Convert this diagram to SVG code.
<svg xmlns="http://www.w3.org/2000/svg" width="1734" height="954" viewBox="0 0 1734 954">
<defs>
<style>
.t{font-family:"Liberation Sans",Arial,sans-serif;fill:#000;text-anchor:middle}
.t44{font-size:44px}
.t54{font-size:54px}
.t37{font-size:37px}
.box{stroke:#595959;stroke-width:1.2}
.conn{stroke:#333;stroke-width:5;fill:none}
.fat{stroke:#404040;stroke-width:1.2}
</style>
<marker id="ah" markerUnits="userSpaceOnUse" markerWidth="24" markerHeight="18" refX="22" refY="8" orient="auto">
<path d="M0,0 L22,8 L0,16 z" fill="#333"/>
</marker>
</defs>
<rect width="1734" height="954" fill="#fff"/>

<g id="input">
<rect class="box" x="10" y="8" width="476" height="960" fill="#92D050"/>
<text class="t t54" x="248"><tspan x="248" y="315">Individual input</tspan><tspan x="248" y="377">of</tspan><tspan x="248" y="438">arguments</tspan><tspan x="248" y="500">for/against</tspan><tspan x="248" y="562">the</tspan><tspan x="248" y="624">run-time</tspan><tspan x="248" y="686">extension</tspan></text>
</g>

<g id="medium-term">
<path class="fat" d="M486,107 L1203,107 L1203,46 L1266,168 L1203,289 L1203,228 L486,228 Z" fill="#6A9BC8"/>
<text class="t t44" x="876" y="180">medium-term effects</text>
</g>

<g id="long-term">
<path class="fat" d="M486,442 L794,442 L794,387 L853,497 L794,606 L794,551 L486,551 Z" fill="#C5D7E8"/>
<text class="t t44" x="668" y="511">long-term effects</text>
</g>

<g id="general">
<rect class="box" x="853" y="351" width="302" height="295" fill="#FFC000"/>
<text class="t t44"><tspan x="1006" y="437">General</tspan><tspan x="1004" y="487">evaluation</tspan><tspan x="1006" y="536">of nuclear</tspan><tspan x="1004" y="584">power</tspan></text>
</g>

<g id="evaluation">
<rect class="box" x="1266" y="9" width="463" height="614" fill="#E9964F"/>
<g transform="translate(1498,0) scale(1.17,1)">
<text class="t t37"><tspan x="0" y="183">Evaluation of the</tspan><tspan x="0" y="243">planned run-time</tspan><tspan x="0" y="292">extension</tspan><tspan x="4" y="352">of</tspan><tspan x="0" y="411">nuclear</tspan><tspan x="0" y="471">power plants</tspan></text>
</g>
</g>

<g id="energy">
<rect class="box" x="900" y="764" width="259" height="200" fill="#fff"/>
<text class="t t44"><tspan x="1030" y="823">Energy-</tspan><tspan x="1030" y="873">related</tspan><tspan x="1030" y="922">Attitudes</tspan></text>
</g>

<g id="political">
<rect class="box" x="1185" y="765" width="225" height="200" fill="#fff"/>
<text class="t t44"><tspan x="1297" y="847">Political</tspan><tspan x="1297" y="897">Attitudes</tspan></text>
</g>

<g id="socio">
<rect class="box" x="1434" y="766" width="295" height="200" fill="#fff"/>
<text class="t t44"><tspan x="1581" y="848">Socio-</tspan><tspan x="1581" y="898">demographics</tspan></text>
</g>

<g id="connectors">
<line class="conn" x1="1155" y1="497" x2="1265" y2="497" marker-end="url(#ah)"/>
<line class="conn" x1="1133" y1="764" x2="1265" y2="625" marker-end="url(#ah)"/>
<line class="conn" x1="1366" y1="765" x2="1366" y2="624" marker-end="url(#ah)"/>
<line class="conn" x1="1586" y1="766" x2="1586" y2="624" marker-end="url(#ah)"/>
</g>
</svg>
........
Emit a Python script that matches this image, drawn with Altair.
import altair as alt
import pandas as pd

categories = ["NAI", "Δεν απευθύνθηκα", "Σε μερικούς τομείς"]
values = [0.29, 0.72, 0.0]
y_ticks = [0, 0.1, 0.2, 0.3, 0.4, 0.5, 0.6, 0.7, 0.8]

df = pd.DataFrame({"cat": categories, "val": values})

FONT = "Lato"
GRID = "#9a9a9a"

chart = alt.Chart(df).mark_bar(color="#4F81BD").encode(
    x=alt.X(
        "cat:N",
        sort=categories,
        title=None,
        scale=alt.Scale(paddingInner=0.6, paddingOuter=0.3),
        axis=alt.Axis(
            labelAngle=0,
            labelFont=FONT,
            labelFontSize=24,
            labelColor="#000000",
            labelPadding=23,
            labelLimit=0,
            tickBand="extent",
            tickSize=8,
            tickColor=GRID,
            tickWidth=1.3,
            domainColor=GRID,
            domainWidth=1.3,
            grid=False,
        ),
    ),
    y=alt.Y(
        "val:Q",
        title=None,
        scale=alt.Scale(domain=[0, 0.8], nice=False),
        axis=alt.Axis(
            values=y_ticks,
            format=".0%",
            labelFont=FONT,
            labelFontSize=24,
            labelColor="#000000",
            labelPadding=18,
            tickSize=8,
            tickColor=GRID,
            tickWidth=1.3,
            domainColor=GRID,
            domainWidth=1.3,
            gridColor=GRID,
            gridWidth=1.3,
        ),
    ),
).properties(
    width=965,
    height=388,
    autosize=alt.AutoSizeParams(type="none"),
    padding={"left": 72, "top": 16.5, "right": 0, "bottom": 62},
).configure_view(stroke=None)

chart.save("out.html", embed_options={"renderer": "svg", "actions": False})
........
§ Exercise instructions:
Copy out all lines that carry the word "this".

§ Written solution:
Convert this diagram to SVG code.
Emit a Python script that matches this image, drawn with Altair.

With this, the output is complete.